10 typically Irish responses to compliments (to prepare you for World Compliment Day)

We Irish are a pretty humble bunch, and we often find it difficult to take a compliment. So, here are ten typically Irish responses to compliments (to prepare you for World Compliment Day).

Humility is a valued trait in Ireland, and all too often, we can take this a little bit too seriously. Hence our inability to take a compliment. But fret not, for we have compiled a list of typically Irish responses to compliments to prepare you for World Compliment Day.

World Compliment Day falls on 1 March each year, and it’s the perfect day to pay those around you a kind word of encouragement – whether that be a friend, a family member, or the person who serves you in the shop.
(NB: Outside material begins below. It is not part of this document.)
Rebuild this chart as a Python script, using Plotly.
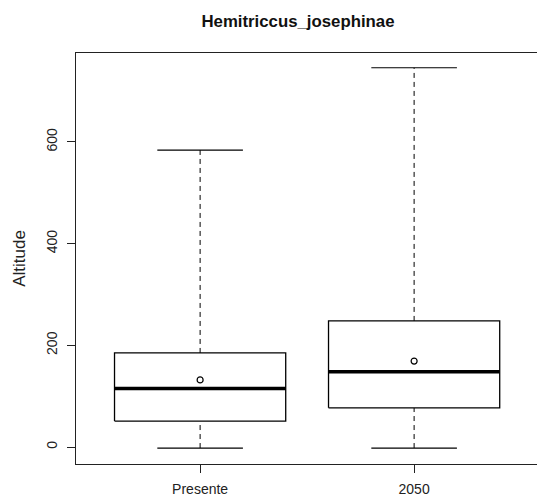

After all, there’s no better way to make someone’s day than paying them a compliment and giving them that well-needed confidence boost. However, in Ireland, we aren’t always the best at taking those well-meaning compliments.

So, to prepare you for World Compliment Day, here are ten typically Irish responses to compliments that you can use on the big day.

10. Deflection – “Ah, stop it you”

We often deflect compliments.
Credit: commons.wikimedia.org

One of the most typically Irish ways to respond to a compliment is to completely refuse to acknowledge it.

Take, for example, that someone tells you that your hair looks good today, an Irish person will not simply say, “thank you”, but rather, say something along the lines of “Ah, would you stop?” or “shut up you”.

9. Making a joke – we don’t take ourselves too seriously

One of the typically Irish responses to compliments is making a joke.
Credit: commons.wikimedia.org

Often, when you compliment an Irish person, their automatic response will be to bring humour to the conversation.

We are known for our wit, and we often resort to humour to get ourselves out of uncomfortable situations, compliments being no exception.

For example, someone may say, “Have you lost weight?” and we will reply, “No, I’m just further away.”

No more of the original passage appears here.